Sunday, November 29, 2009

that futile wish

we woke up at 5am this morning to catch the sunrise at marina barrage. It was Yingqi's 21st birthday celebration:) The view was spectacular, and we were just standing there in a line, looking at the sun's rays slowly change from a dark orange color to a brighter gold.

we just stood there talking about our plans for next year, and we took lots of photos as usual. Then, the sprinklers went off. We screamed(well, the girls screamed), and we rushed to shift the bags and food away from the water. haha, it was quite comical seeing how gek theng was just telling us that a similar thing happened to her a few months back. oh well. we didn't get wet, and the food was salvaged;)

Karen went for a haircut recently, and her hair's really short now. It's even shorter than what I wanted to do to my hair, and she looks really good with the short hairstyle:D now, if only I'm fairer, if only I don't wear specs, and if only my nice friends will allow me to go for a haircut, I just might go cut my hair next year end. (year end!haha).
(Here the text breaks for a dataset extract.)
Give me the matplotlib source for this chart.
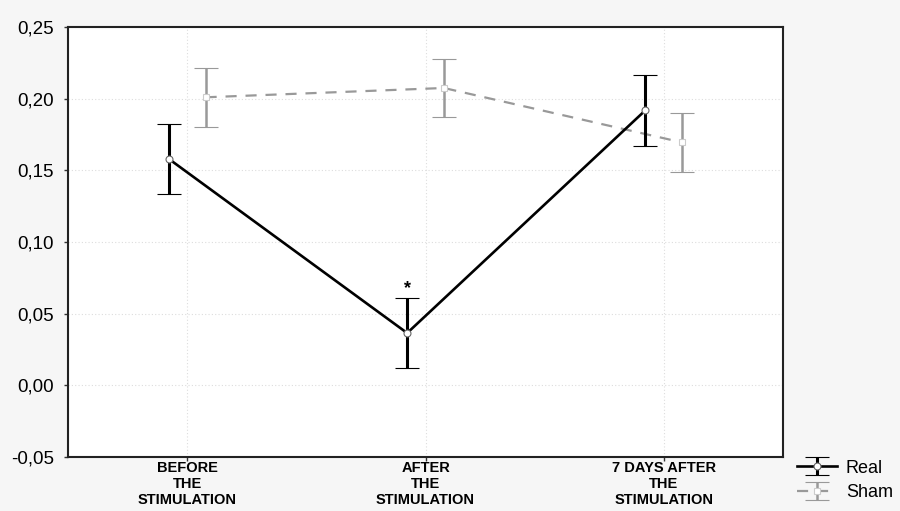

I learnt a lot of things today, and as cell was just sharing on how many of us wil be away next year, I felt a bit unsure. Somehow, at that moment, I felt a little apprehensive about leaving and embarking on a new adventure. (this is random, but I just remembered how our astro notes had this side note in the last lecture that says how we earthlings are ROOKIES about to embark on a new adventure). haha

like I said, it was just a sudden feeling.

and Karen was just saying how she can't imagine me staying overseas by myself. haha, I guess I seem to be a very dependent person. I guess I am in many ways. And honestly, I get that a lot. The people around me are always telling me that they can't see me living by myself overseas. Part of me acknowledges this truth, but somehow, I feel like explaining that I think I can see myself getting along relatively well by myself. Well, maybe not entirely by myself, but the idea is there.

but then again, there's nothing to prove. when the time comes, we will all know;)

Today was great, and I am now more sure than ever that these are the people I want to grow up with, and they are the ones I want to stay with.





I was surprised to see the rainbow, and I was taken aback, until I realized it wasn't a complete one.